FINRA FINDINGS.    From January 2009 through May 2017 (the “Relevant Period”), JPMS failed to conduct timely or adequate background checks on approximately 8,670 - or around 95% - of its non-registered associated persons.


  • JPMS did not fingerprint 1,880 of the 8,670 associated persons until after the start of its remediation process.


  • JPMS did not fingerprint another 6,634 associated persons, but conducted a screening that was limited to criminal convictions specified in federal banking laws and an internally created list.


  • JPMS failed to screen any of the 8,670 for some types of felony convictions or regulatory actions, as required under the Exchange Act.


  • At least 4 persons who were subject to a statutory disqualification because of a criminal conviction were allowed to associate, or remain associated, with the firm during the relevant time period. One of the 4 individuals was associated with the firm for 10 years; another for 8 years.


  • JPMS was unable to determine whether another 391 associated persons were subject to a statutory disqualification because when JPMS conducted its review their associations had ended or they were on leave.

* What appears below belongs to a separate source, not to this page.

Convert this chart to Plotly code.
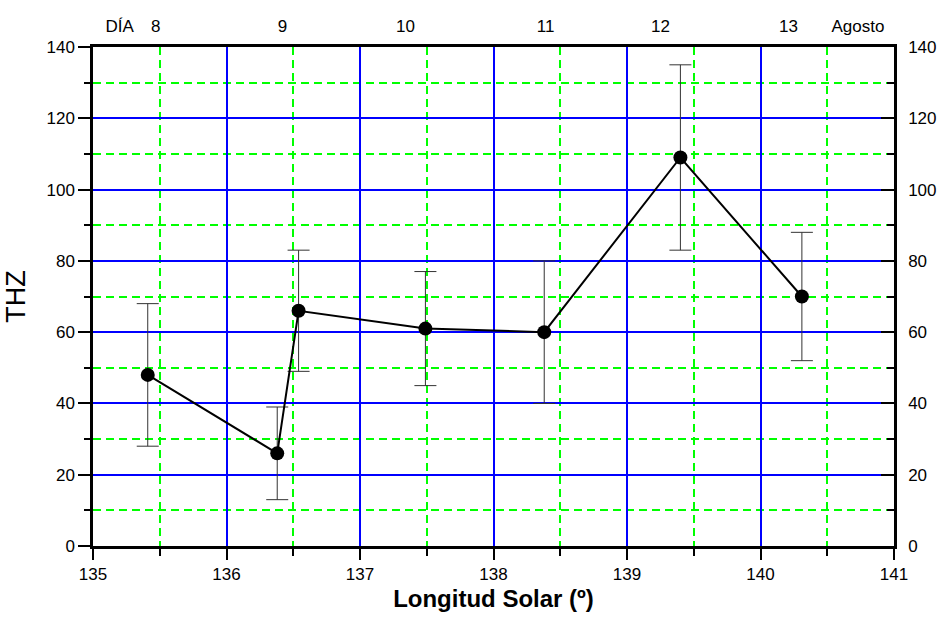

Federal securities laws require broker-dealers ... to fingerprint certain associated persons working in a non-registered capacity who may present a risk to customers based on their positions. Fingerprinting helps firms identify if a person has been convicted of crimes that would disqualify them from being associated with a firm, absent explicit regulatory approval. Federal banking laws require banks to conduct similar checks on banking employees using a more limited list of disqualifying events.